The central idea behind William Lustig’s film is really
simplicity itself. In fact, it’s all
right there in the title, and this is one of the big appeals of the film: It is
plain in its intentions. This is a
quasi-Slasher about a maniac cop. It has
all of the puzzle pieces it needs, and it puts them all down in the proper
order, so the audience never completely has time or reason to question the
sillier aspects of anything that’s going on.
Add to that, good performances from solid character actors like Atkins, Bruce Campbell, and William
Smith, and the film becomes a nice bit of comfort viewing. Like a quiche at twenty-four
frames-per-second.
Of course, part of the simplicity
of why the film works also leads to its more interesting facets. At this point in time, the idea of the
vigilante cop and vigilantes in general were still very popular in cinema. The year before this film was released saw
the fourth installment in the Death Wish
series of films, and the same year as its release, the final Dirty Harry film, The Dead Pool, came out, just for two
examples. But what Maniac Cop does is turns these premises on their heads. Our antagonist still kills with impunity, but
he’s not cleaning up the streets from the scum of the Earth. No, he’s killing innocent people, and
inexorably he will turn on the brotherhood of which he at one time counted
himself a member. So, he’s sort of a
vigilante for evil (isn’t that a contradiction in terms?). Okay, you say, so he’s like every other
Slasher antagonist, hacking up people left, right, and center? Well, yes and no. He has the physical traits of a standard
slasher (imposing physique, seeming imperviousness to harm, relentless
tenacity), and his kills are set up and executed like vignettes with a gruesome
payout. But his initial victims are completely
unconnected and innocent. There is no
punishment of characters for having unmarried sex. There is no punishment of characters for
violating his territory. Cordell’s
victims are strictly victims. But what
they feel like in the terms of the film is practice for what is coming.
**POSSIBLE SPOILERS AHEAD**
**POSSIBLE SPOILERS AHEAD**
This kind of leads into another
element of the film. It is very much
concerned with ideas of betrayal. One of
our ostensible heroes is caught cheating on his estranged wife (Victoria Catlin) with our female lead (Laurene Landon). He is then accused of being the maniac cop,
thus creating a faux betrayal of the brotherhood of police. Cordell’s friend Sally (Sheree North) actually does betray the police, though she initially
has good intentions in what she does.
Cordell himself is a victim of betrayal by the police he had counted as
his brothers (though he was reputedly a bit of a gunslinger even before his
ordeal).

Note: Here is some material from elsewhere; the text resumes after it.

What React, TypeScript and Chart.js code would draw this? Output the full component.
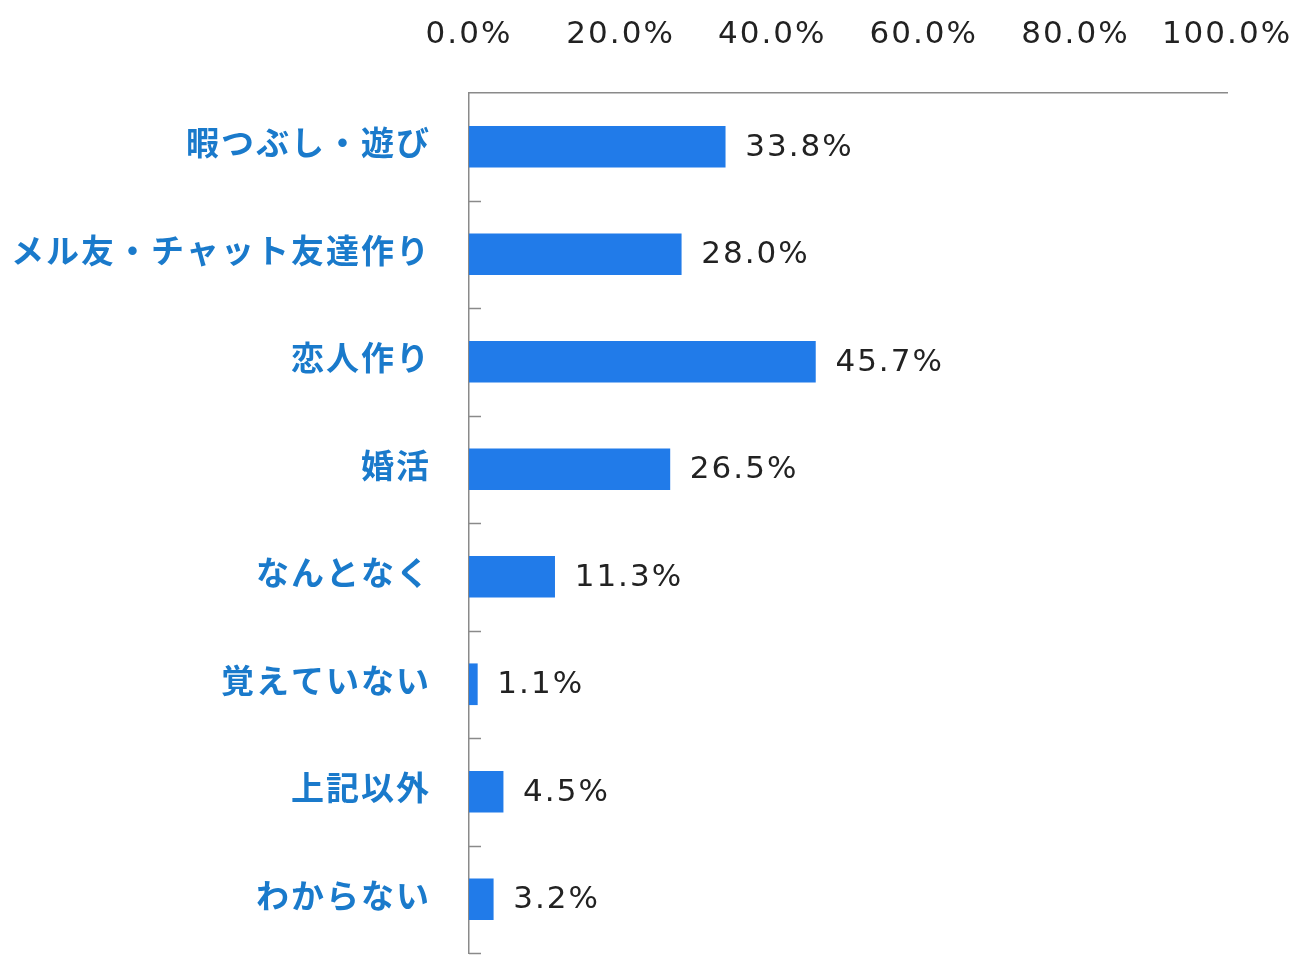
import React, { useEffect, useRef } from "react";
import { Chart, registerables } from "chart.js";

Chart.register(...registerables);

const categories = [
  "暇つぶし・遊び",
  "メル友・チャット友達作り",
  "恋人作り",
  "婚活",
  "なんとなく",
  "覚えていない",
  "上記以外",
  "わからない",
];
const values = [33.8, 28.0, 45.7, 26.5, 11.3, 1.1, 4.5, 3.2];
const xTicks = [0, 20, 40, 60, 80, 100];

const NUM_FONT = "'DejaVu Sans', Verdana, sans-serif";
const SPACING = "2px";

const spacingPlugin = {
  id: "spacing",
  beforeLayout(chart: any) {
    chart.ctx.letterSpacing = SPACING;
  },
  beforeDraw(chart: any) {
    chart.ctx.letterSpacing = SPACING;
  },
};

const valueLabelPlugin = {
  id: "valueLabels",
  afterDatasetsDraw(chart: any) {
    const ctx = chart.ctx;
    const meta = chart.getDatasetMeta(0);
    ctx.save();
    ctx.letterSpacing = SPACING;
    ctx.font = `31px ${NUM_FONT}`;
    ctx.fillStyle = "#222222";
    ctx.textAlign = "left";
    ctx.textBaseline = "middle";
    meta.data.forEach((bar: any, i: number) => {
      ctx.fillText(values[i].toFixed(1) + "%", bar.x + 20, bar.y + 1);
    });
    ctx.restore();
  },
};

const innerTickPlugin = {
  id: "innerTicks",
  afterDraw(chart: any) {
    const ctx = chart.ctx;
    const { left, top, bottom } = chart.chartArea;
    const n = categories.length;
    const step = (bottom - top) / n;
    ctx.save();
    ctx.strokeStyle = "#8a8a8a";
    ctx.lineWidth = 1.5;
    for (let i = 1; i <= n; i++) {
      const yy = Math.round(top + step * i) + 0.5;
      ctx.beginPath();
      ctx.moveTo(left, yy);
      ctx.lineTo(left + 12, yy);
      ctx.stroke();
    }
    ctx.restore();
  },
};

export default function App() {
  const ref = useRef<HTMLCanvasElement>(null);
  useEffect(() => {
    if (!ref.current) return;
    const chart = new Chart(ref.current, {
      type: "bar",
      data: {
        labels: categories,
        datasets: [
          {
            data: values,
            backgroundColor: "#217be9",
            borderWidth: 0,
            barThickness: 41,
          },
        ],
      },
      plugins: [spacingPlugin, valueLabelPlugin, innerTickPlugin],
      options: {
        indexAxis: "y",
        animation: false,
        responsive: false,
        maintainAspectRatio: false,
        layout: { padding: { left: 0, right: 74, top: 0, bottom: 11 } },
        plugins: { legend: { display: false }, tooltip: { enabled: false } },
        scales: {
          x: {
            position: "top",
            min: 0,
            max: 100,
            afterBuildTicks(scale: any) {
              scale.ticks = xTicks.map((v) => ({ value: v }));
            },
            afterFit(scale: any) {
              scale.height = 93;
              scale.paddingLeft = 0;
              scale.paddingRight = 0;
              scale.paddingTop = 0;
              scale.paddingBottom = 0;
            },
            grid: { display: false, drawTicks: false },
            border: { display: true, color: "#8a8a8a", width: 1.5 },
            ticks: {
              padding: 39,
              color: "#222222",
              font: { family: NUM_FONT, size: 31 },
              callback: (v: any) => Number(v).toFixed(1) + "%",
            },
          },
          y: {
            afterFit(scale: any) {
              scale.width = 469;
              scale.paddingLeft = 0;
              scale.paddingRight = 0;
              scale.paddingTop = 0;
              scale.paddingBottom = 0;
            },
            grid: { display: false, drawTicks: false },
            border: { display: true, color: "#8a8a8a", width: 1.5 },
            ticks: {
              padding: 38,
              labelOffset: -4,
              color: "#1a7acb",
              font: { family: "'Noto Sans CJK JP', sans-serif", size: 33, weight: "bold" },
            },
          },
        },
      },
    });
    return () => chart.destroy();
  }, []);
  return (
    <div style={{ position: "absolute", left: 0, top: 0, width: 1301, height: 964, background: "#fff" }}>
      <canvas ref={ref} width={1301} height={964} style={{ width: 1301, height: 964 }} />
    </div>
  );
}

But more than all that, at its
core, Maniac Cop is about the
betrayal of the public trust (see how it’s all right there in the title?). This is developed a bit in the story with a
scared citizenry shooting first and asking questions later (what Cordell was
accused of by some of his higher ups and colleagues). Yet, the filmmakers never take it all the way
to its logical conclusion, perhaps because of budget constraints, perhaps
because of genre constraints, I can’t say.
But it gets at a deeper concern
many people have. Can we really trust
the people with whom we’ve placed our security?
Who, after all, will guard the guards themselves? And how can you trust those guardians? Ideas of police brutality are tossed around, and
while the movie at the very least raises the questions, it also never really
answers them. Partly this is because to
do so would make a very good Action/Horror film into a pedantic philosophical
discussion. Partly this is because I
think Lustig, along with screenwriter/producer
Larry Cohen, has enough faith in the
audience to either know their feelings on the subject and even whether or not
they would care to consider it.
Consequently, they give the viewers the ingredients and the instructions
and leave the actual cooking up to the individual (another quiche
reference? How droll). Using straightforward direction as well as
some unobtrusive but still very impressive cinematography by Vincent J. Rabe (who only shot one
other film, unfortunately), the filmmakers produced an entertaining little film
that has something of a brain underneath, if you’re so inclined to dig that
deep. But you don’t have to in order to
enjoy it.
MVT: Lustig has always had a
very unpretentious hand behind the camera, and his direction works because it
doesn’t put on airs while simultaneously acknowledging that there is some
thought at play. It doesn’t pretend that
it’s more than it is, but it also doesn’t pretend it’s dumb.
Make Or Break: I think the
first kill scene does a fantastic job of setting up the premise and the
tone. It has an edge to it, some
unexpectedness (Cassie’s more of a badass than one would think at first blush),
and a nasty little ending. What more
could you ask of a film titled Maniac Cop?